Constructively, I think, from a certain point of view, it's easy to approach this hobby as figurative sandbox. When I was younger, around 19, so probably around 99/2000, I had this lackadaisical attitude about these games. Don't ask me where I played, I couldnt remember. Fuck, 1030, I'm digressing Back to the point:
I think it's easy to approach these games like its a community sandbox and whether your individual fucked-up-ness leads you to a place where you take a karate kick to all of the castles in the sandbox, even the ones other people are building, it doesn't matter. It's data, words on a screen, time spent, and within x# months/years the game will go away and it'll all be lost, right? If you get frustrated and destroy everyone else's creation in the sandbox, even your own, you're not destroying actual property. You can walk away anonymously. Life will go on.

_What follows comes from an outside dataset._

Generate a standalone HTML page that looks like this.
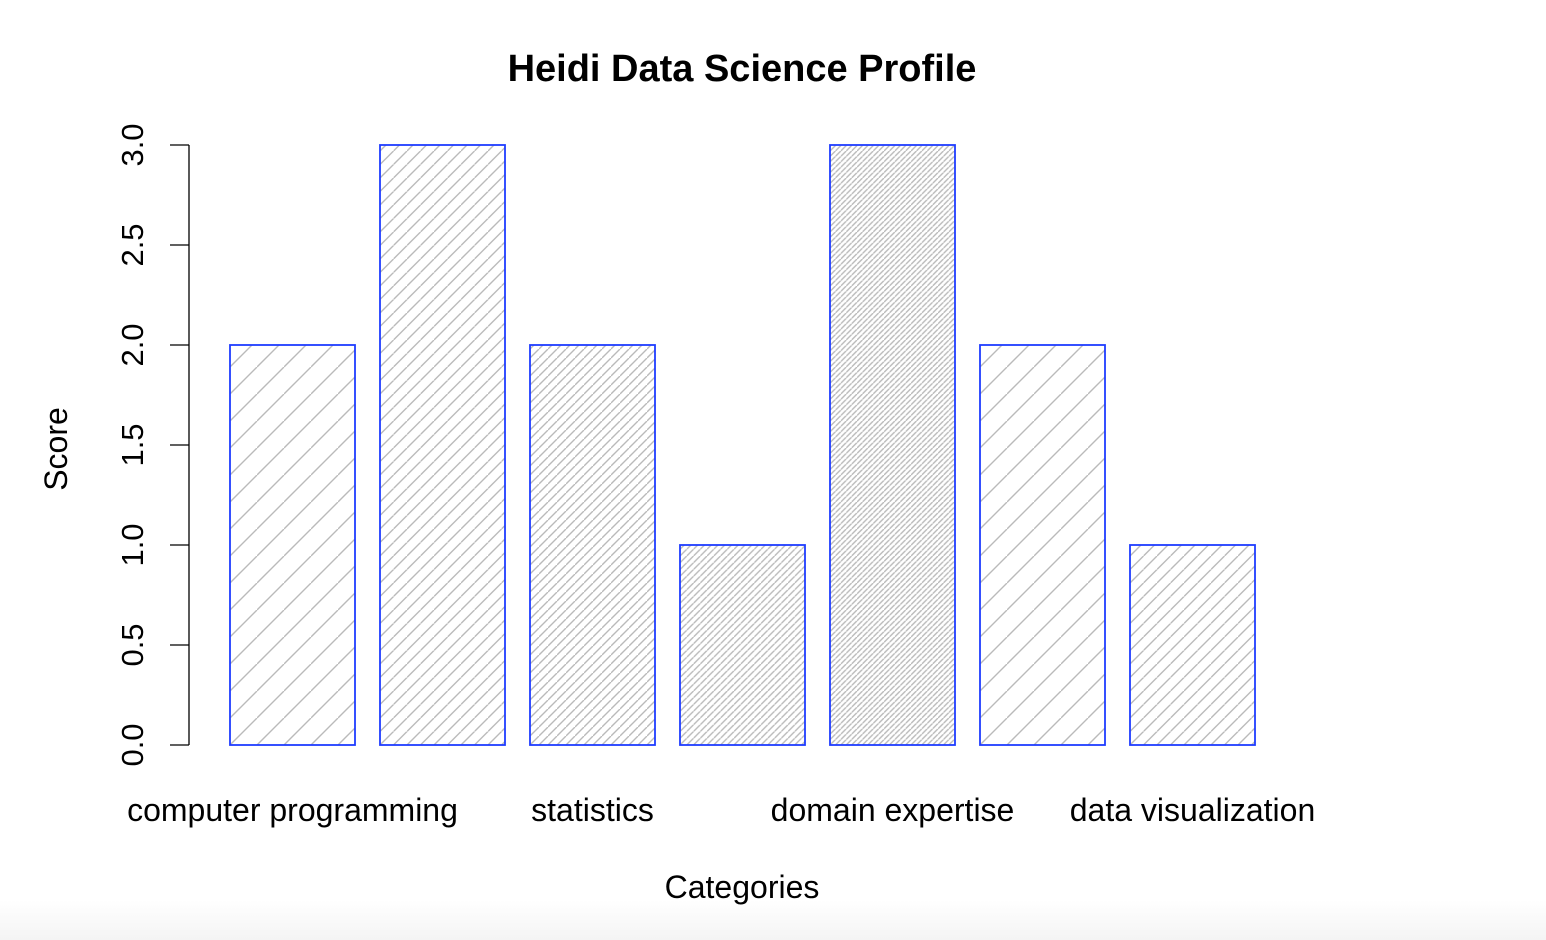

Now, back then, I might have kicked a few assets when leaving a game, but I never did anything damaging, but my point is this:
Depending on who you ask, the level of value as to what is on these games and how lasting that value is, even if the game is only open 6 months, varies from person to person. It is, however, very likely that these unapologetic repeat offenders view this hobby as sandcastles made of ether and code where people merely donate their time, and that there is no actual, lasting value aside from what your own self seeks to get out of it.
The worst repeat offenders may, on some level, not take the hobby seriously outside of their own involvement, view the stories as important only so long as they're involved, and don't see the point in bothering much about anyone else's involvement or feelings because, in the end, very few of us know each other in a RL sense.
Which would explain why these people become unapologetic about the way they fuck with the sandbox. Because, what's the risk to them for doing so?